** Start **

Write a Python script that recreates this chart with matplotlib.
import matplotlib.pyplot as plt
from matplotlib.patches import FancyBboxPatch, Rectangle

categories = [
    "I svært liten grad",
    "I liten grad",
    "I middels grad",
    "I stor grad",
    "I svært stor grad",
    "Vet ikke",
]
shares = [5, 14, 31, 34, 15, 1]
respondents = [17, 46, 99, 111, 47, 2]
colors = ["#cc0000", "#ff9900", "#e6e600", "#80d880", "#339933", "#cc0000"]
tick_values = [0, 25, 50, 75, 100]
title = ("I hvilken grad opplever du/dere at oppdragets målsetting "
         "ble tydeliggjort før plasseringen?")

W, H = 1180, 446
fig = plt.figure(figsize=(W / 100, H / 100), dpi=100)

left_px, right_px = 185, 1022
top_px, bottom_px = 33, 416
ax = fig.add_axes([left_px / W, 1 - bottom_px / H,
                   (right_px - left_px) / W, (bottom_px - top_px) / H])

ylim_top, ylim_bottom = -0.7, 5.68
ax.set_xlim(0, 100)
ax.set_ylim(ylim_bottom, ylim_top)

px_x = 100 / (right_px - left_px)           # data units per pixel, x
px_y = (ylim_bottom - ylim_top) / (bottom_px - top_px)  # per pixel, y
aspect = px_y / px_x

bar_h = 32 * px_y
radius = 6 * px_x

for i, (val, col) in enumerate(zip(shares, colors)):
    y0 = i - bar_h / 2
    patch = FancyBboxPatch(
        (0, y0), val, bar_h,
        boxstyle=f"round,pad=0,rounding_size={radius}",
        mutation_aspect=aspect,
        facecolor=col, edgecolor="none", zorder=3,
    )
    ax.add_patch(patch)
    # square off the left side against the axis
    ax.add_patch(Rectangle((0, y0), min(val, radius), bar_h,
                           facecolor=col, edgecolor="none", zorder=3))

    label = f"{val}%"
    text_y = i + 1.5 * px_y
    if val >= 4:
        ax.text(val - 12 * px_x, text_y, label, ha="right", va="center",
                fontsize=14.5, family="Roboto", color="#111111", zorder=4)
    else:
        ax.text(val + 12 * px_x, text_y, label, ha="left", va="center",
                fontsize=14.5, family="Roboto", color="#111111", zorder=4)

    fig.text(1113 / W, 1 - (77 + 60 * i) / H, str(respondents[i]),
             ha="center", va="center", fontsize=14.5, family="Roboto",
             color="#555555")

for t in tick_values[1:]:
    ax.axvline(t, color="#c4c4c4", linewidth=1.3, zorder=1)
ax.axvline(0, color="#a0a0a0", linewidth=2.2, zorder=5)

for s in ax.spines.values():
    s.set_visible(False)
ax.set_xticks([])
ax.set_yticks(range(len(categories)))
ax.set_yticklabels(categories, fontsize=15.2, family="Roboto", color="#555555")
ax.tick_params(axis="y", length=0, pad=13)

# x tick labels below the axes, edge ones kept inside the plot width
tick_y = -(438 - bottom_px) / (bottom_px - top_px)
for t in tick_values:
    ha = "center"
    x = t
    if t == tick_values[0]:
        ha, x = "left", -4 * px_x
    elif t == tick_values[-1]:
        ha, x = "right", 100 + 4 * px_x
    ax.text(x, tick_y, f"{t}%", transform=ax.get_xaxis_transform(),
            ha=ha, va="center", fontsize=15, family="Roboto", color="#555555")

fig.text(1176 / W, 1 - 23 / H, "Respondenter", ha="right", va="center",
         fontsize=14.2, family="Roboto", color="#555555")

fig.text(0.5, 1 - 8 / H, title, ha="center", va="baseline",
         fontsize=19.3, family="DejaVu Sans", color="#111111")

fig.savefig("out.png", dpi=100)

** End **
** Start **

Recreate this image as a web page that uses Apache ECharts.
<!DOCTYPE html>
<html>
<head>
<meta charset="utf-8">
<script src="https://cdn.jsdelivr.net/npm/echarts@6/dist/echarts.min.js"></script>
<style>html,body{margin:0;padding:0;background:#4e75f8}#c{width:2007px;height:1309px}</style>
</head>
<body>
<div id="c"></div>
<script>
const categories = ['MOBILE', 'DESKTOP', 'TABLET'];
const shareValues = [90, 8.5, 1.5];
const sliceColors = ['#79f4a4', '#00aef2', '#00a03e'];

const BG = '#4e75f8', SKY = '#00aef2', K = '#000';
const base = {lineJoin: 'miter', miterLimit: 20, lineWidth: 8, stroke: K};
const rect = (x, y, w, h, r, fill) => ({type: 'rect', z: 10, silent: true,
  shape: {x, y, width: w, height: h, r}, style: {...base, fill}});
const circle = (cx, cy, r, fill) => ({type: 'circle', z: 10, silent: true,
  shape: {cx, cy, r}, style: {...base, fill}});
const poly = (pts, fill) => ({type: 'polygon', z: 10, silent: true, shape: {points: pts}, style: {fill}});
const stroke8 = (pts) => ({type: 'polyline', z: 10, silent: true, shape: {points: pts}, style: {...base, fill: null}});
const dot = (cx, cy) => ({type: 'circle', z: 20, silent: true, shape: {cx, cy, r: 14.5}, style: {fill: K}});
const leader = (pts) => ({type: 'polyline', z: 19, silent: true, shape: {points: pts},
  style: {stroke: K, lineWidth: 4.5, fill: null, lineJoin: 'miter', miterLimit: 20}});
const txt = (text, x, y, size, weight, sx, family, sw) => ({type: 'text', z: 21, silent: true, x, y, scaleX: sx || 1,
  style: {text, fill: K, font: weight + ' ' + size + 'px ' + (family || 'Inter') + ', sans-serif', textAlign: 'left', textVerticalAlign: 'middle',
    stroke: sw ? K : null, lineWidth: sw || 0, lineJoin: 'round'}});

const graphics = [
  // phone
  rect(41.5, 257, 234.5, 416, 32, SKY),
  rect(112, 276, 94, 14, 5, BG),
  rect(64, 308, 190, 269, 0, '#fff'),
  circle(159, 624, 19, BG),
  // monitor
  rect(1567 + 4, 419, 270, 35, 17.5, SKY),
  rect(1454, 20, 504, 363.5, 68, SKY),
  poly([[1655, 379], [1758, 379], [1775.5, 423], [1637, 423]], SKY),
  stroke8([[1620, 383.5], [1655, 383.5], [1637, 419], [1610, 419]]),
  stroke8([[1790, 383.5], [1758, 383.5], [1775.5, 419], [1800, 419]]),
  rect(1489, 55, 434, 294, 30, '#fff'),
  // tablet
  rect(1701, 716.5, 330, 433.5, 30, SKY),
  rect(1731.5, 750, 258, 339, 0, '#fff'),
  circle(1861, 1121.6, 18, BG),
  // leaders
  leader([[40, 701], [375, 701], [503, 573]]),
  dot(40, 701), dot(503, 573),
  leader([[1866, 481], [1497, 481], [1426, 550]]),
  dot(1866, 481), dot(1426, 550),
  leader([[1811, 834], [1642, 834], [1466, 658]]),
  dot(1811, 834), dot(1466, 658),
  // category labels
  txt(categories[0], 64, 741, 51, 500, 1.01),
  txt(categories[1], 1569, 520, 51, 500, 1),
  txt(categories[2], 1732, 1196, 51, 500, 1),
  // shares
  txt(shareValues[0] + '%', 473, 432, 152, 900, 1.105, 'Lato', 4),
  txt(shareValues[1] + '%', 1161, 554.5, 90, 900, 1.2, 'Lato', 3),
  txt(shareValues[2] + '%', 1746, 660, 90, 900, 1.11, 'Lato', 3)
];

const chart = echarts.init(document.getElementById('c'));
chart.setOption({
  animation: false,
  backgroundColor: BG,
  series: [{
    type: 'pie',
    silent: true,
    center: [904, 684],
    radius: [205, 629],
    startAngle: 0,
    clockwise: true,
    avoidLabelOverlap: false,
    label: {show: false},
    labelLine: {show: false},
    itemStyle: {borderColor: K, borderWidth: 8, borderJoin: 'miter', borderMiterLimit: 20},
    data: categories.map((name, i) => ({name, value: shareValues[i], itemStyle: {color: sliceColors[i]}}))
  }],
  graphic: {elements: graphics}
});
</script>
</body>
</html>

** End **
** Start **

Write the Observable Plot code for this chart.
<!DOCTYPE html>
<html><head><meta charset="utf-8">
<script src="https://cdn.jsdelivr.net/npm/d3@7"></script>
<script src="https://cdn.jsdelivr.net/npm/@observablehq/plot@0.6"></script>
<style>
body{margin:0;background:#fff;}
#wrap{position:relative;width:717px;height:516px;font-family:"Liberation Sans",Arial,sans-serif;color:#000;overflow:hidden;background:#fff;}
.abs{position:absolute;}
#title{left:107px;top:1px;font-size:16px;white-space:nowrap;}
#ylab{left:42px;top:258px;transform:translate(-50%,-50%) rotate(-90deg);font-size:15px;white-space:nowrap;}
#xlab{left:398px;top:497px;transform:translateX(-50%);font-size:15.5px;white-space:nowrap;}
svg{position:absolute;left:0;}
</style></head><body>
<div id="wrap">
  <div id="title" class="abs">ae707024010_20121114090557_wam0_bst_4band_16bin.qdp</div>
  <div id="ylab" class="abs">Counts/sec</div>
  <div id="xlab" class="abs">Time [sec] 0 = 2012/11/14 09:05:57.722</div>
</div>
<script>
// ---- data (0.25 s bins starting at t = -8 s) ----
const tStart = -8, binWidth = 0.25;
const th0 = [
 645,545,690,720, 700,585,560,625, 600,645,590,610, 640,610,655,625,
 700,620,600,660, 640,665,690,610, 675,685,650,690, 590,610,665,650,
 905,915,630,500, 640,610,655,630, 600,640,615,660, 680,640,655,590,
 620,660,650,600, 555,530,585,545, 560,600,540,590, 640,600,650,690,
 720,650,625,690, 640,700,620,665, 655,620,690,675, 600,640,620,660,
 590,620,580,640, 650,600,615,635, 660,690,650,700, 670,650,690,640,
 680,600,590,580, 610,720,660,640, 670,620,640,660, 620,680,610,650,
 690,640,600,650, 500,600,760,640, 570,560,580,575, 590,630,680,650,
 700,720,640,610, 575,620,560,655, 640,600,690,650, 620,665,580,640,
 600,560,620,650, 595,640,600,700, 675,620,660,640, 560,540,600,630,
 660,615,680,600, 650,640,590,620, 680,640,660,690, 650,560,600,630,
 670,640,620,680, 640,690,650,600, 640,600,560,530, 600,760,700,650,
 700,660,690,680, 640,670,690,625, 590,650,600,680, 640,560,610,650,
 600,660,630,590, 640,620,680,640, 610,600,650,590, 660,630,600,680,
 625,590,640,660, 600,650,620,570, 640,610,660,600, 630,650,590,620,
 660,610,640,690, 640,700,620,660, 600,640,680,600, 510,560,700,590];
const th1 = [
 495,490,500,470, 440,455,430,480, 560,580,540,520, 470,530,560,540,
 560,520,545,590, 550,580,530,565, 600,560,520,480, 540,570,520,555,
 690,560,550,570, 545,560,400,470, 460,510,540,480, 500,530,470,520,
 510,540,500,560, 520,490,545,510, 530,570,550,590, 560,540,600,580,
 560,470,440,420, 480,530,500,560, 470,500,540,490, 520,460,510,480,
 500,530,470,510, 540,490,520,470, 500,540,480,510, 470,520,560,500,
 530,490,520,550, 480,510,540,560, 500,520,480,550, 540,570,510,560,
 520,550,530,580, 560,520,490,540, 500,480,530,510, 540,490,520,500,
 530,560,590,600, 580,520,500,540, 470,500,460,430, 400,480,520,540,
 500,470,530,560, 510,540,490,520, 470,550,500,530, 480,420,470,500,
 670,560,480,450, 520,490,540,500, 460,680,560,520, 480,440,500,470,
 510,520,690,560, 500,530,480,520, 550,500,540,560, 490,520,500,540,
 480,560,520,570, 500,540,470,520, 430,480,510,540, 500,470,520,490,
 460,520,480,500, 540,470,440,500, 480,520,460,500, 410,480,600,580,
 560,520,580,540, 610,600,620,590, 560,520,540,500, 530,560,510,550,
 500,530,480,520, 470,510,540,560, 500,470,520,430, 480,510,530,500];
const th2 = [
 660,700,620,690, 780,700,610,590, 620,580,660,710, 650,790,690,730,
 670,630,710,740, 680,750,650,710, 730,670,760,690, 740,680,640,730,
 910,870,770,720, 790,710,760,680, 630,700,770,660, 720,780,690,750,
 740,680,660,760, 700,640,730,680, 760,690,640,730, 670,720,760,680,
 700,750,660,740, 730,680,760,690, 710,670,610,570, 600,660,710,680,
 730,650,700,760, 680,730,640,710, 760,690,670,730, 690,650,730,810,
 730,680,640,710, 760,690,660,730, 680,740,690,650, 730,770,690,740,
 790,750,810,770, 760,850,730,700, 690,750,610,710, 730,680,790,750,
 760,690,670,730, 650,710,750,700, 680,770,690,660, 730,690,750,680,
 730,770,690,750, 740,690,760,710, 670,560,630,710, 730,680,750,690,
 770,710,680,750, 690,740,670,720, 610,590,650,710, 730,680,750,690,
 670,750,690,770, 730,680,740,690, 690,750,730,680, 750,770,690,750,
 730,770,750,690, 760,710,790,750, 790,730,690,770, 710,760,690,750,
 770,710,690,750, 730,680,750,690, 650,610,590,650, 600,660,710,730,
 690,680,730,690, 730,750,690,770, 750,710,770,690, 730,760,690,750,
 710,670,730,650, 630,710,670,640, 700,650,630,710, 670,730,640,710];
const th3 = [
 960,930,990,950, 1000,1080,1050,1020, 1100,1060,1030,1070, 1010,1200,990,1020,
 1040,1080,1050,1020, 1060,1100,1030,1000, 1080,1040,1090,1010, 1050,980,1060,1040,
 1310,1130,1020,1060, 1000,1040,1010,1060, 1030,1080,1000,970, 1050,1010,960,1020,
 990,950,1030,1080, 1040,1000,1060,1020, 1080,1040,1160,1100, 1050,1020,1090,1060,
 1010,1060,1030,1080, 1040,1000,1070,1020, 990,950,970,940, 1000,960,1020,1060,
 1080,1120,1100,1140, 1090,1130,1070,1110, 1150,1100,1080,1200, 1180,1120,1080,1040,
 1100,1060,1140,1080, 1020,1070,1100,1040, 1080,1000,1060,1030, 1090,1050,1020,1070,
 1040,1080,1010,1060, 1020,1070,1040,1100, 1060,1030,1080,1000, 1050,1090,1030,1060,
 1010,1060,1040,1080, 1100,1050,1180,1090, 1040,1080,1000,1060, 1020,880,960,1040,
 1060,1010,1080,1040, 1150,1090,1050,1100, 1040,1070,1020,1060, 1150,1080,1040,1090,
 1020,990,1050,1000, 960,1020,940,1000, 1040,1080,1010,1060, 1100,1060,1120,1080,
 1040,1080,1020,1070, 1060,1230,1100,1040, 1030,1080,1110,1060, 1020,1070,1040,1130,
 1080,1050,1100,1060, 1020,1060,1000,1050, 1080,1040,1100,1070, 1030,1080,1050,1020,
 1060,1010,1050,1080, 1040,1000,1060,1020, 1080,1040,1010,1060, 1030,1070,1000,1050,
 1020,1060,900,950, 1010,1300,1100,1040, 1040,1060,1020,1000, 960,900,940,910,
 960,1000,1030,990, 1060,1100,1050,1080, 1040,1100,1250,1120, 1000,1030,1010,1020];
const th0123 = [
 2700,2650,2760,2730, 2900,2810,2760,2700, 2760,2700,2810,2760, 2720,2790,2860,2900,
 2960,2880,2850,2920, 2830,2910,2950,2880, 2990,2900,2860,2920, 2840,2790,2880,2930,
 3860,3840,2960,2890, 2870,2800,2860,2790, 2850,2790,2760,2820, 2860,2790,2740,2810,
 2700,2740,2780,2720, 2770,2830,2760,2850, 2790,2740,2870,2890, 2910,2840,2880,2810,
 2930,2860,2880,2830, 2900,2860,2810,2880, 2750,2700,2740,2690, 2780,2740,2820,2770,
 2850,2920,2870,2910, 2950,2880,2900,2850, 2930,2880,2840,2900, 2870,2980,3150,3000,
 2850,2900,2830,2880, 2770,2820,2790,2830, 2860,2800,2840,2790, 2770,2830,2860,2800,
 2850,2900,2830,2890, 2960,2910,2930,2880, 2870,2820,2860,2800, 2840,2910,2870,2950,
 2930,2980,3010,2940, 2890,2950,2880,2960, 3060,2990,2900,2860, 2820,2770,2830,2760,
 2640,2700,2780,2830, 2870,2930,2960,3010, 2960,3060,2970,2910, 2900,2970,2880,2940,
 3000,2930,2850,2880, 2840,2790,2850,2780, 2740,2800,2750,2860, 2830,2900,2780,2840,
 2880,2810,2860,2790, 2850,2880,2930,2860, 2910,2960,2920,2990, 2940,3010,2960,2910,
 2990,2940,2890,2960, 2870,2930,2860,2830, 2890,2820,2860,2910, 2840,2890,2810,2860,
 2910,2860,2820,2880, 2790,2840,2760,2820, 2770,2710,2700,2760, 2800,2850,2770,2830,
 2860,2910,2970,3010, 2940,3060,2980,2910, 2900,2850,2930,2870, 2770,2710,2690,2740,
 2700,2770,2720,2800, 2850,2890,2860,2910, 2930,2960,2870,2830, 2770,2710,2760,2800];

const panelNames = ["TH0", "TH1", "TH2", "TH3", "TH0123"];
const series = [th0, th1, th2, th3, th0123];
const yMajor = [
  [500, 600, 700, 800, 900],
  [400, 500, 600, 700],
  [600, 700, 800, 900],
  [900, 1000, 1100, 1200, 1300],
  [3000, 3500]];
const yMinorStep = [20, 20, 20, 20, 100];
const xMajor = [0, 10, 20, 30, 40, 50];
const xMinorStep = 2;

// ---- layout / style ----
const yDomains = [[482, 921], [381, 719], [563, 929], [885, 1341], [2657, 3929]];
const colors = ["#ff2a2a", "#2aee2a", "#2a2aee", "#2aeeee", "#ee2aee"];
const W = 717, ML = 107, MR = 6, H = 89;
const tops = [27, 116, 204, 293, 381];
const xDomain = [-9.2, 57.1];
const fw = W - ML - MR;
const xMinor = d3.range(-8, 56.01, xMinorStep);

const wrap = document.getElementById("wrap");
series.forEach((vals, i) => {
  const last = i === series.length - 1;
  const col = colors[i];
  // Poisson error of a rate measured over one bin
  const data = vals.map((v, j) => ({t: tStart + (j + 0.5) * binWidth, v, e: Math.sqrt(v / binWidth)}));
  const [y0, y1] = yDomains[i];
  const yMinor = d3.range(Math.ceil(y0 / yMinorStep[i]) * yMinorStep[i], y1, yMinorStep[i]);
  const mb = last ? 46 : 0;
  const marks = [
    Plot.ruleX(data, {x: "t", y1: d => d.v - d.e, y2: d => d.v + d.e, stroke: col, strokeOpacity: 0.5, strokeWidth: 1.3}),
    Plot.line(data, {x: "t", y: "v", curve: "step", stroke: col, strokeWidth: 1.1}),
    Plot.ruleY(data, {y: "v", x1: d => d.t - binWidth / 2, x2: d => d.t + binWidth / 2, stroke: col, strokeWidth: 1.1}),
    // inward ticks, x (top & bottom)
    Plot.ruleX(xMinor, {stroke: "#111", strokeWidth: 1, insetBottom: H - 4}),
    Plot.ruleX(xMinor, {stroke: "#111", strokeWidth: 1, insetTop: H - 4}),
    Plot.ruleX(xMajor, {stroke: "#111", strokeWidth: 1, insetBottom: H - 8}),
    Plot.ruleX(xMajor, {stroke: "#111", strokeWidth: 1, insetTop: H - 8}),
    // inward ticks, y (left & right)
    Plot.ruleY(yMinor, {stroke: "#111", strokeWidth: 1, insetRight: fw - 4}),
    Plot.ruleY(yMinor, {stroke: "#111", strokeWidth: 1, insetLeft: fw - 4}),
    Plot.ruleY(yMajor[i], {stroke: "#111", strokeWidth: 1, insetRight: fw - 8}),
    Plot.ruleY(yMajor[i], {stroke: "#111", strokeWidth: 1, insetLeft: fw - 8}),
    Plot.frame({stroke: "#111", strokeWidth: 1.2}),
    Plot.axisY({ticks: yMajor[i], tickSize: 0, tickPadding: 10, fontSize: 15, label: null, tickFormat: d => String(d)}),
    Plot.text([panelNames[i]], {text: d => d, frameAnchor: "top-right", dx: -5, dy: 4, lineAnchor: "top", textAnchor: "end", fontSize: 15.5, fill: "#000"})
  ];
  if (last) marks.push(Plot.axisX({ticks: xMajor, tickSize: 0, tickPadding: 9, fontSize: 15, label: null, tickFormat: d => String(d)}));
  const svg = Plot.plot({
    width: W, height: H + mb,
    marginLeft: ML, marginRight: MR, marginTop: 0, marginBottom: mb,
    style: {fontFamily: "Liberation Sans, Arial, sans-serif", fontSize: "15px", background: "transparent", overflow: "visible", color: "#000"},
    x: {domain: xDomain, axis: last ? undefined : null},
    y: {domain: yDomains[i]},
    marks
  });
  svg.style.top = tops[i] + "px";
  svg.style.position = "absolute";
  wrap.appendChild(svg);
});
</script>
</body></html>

** End **

● Problem details: Only the lines from the one holding "Write a Python" through the one holding "ax.set_ylim(ylim_bottom, ylim_top)" are wanted; retype them exactly.

● In response:
Write a Python script that recreates this chart with matplotlib.
import matplotlib.pyplot as plt
from matplotlib.patches import FancyBboxPatch, Rectangle

categories = [
    "I svært liten grad",
    "I liten grad",
    "I middels grad",
    "I stor grad",
    "I svært stor grad",
    "Vet ikke",
]
shares = [5, 14, 31, 34, 15, 1]
respondents = [17, 46, 99, 111, 47, 2]
colors = ["#cc0000", "#ff9900", "#e6e600", "#80d880", "#339933", "#cc0000"]
tick_values = [0, 25, 50, 75, 100]
title = ("I hvilken grad opplever du/dere at oppdragets målsetting "
         "ble tydeliggjort før plasseringen?")

W, H = 1180, 446
fig = plt.figure(figsize=(W / 100, H / 100), dpi=100)

left_px, right_px = 185, 1022
top_px, bottom_px = 33, 416
ax = fig.add_axes([left_px / W, 1 - bottom_px / H,
                   (right_px - left_px) / W, (bottom_px - top_px) / H])

ylim_top, ylim_bottom = -0.7, 5.68
ax.set_xlim(0, 100)
ax.set_ylim(ylim_bottom, ylim_top)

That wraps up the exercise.